SLO County supervisors weigh in on CEQA reform
March 5, 2017
OPINION by T. KEITH GURNEE
Late last month, the San Luis Obispo County Board of Supervisors considered the Planning Priorities Report as prepared by the Planning and Building Department that outlined what the department felt those priorities should be. That department quickly discovered that the board had very different ideas as driven home by supervisors John Peschong and Lynn Compton.
Moving squarely to the top of the list was the long-overdue overhaul of the county’s administration of the California Environmental Quality Act (CEQA). The county’s CEQA process has been secretive and slanted for the better part of 30 years. The group responsible for overseeing the preparation of EIR’s in this county has long pursued a hidden agenda, earning the moniker of “the opposition team.”

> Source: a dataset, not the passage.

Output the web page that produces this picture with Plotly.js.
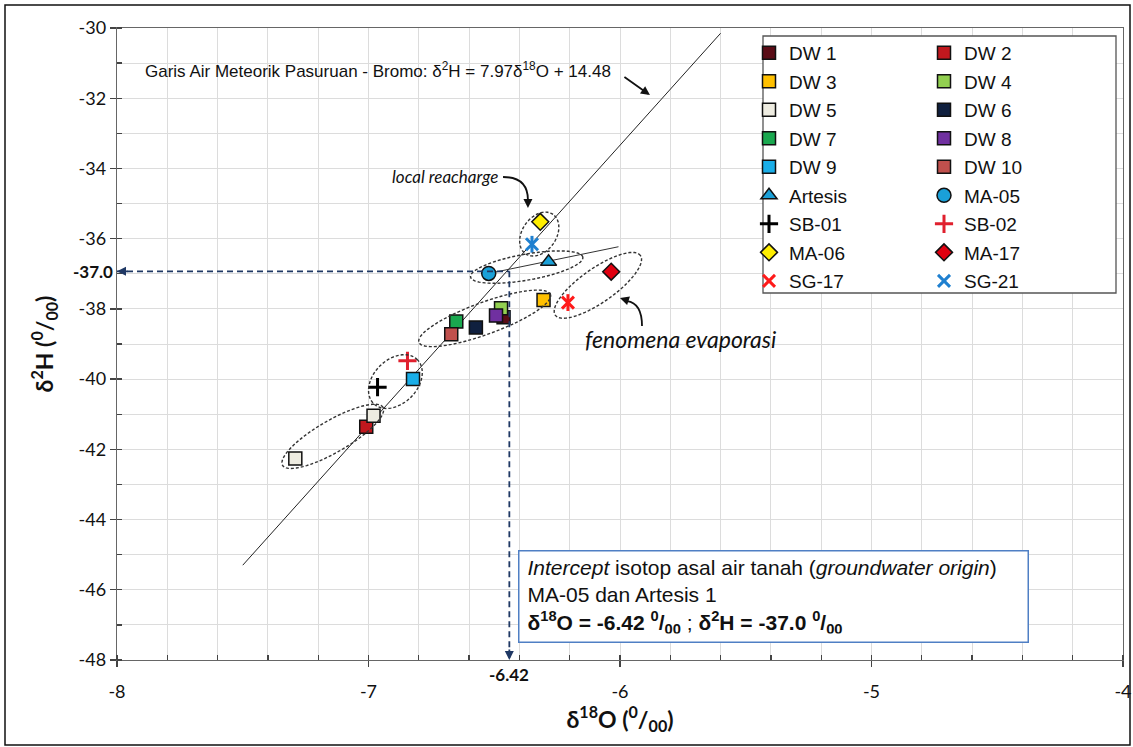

Many of the EIR’s prepared by the county and its narrow team of consultants have been little more than slanted “hit pieces.” Where EIR’s were intended to be objective, informative, and truthful, many of the EIR’s processed by this county have been subjective, misrepresentative, and inaccurate. This has to change, and this board has showed the determination to make that change.
The board unanimously acted to direct the department to return for the revised Planning Priorities Report ASAP reflecting the board’s clear directive to fix the CEQA process and do it soon. With the solid backing of the board, the leadership of the department now has the authority to do what it should and must do.
As the department prepares to respond to the board, here are but a few of the things that demand improvement in what has been a clandestine, heavily biased process for the better part of three decades:
1. Eliminate the secrecy: The CEQA process needs much more transparency, particularly in the early part of the process where administrative draft EIRs and staff responses to those drafts need to see the light of day.
2. Change the culture: The county’s environmental review staff has been steeped in the “culture of no” for decades and has measured their careers by the number of projects they have turned down rather than the number of projects they’ve made better. They treat the applicants who pay for their services as adversaries rather than customers, and applicants are essentially paying them to impose their projects. The county would do well in incentivizing the early retirement of certain key staff members.
3. Expand the eligible consultant list for EIRs: County environmental staff holds sway over a small list of CEQA consultants who are malleable to their wishes. Accordingly, the quality, accuracy, and veracity of the EIR’s produced by the county have suffered. The county needs to expand its list to avoid local prejudice and enhance the analysis by qualified firms to reveal truths rather than misperceptions.
4. Pull back on the overreach: The County’s CEQA procedures go well beyond the state’s CEQA guidelines on such matters as minor parcel maps, minor lot line adjustments, and grading, resulting in a protracted and expensive process requiring an army of bureaucrats. The county needs to revise its guidelines to be consistent with the state.
5. Establish thresholds of significance: While the county’s environmental staff has fought this for years, establishing thresholds of significance for environmental impacts would simplify EIRs and reduce what have become exorbitant costs associated with the CEQA process.
6. Allow applicant involvement in the CEQA consultant selection process: While the county should still retain the authority to ultimately select CEQA consultants at the expense of the applicants, allowing applicants to participate in the interview and selection process would shed more light on the CEQA process while providing more information at the outset of that process.
7. Eliminate significance creep: The measuring stick for determining the significance of environmental impacts has become overly restrictive and arbitrary over the years. Today even the tiniest of impacts are being deemed “significant” when they are not. That needs to change.
8. Craft reasonable mitigation measures: This county continues to come up with measures to mitigate environmental impacts that border on the ludicrous. Consider the Santa Margarita Ranch project which called for paying $94,000 per house for its assumed air quality impacts. Overreaching mitigation measures are designed to kill projects, not make them better.
9. Work on statewide CEQA reform: CEQA has clearly begun to lose favor with the state legislature and the governor, and bills have been introduced to limit the scope of CEQA. Rather than an information tool to inform public decision-making, CEQA has become the weapon of choice for NIMBY-ism.
10. Firmly direct the SLO County Counsel’s Office to support Local CEQA reforms: The county counsel’s office has been part and parcel of the county’s CEQA abuse, including blocking public access to administrative draft EIR’s and county staff responses to those drafts. That office needs to facilitate CEQA reforms, not block them.
It is high time and to the great credit of the San Luis Obispo County Board of Supervisors that they have unanimously taken the bull by the horns to bring about local CEQA reforms. Hopefully they will ride that bull to a timely and proper conclusion in improving a process that sorely needs it.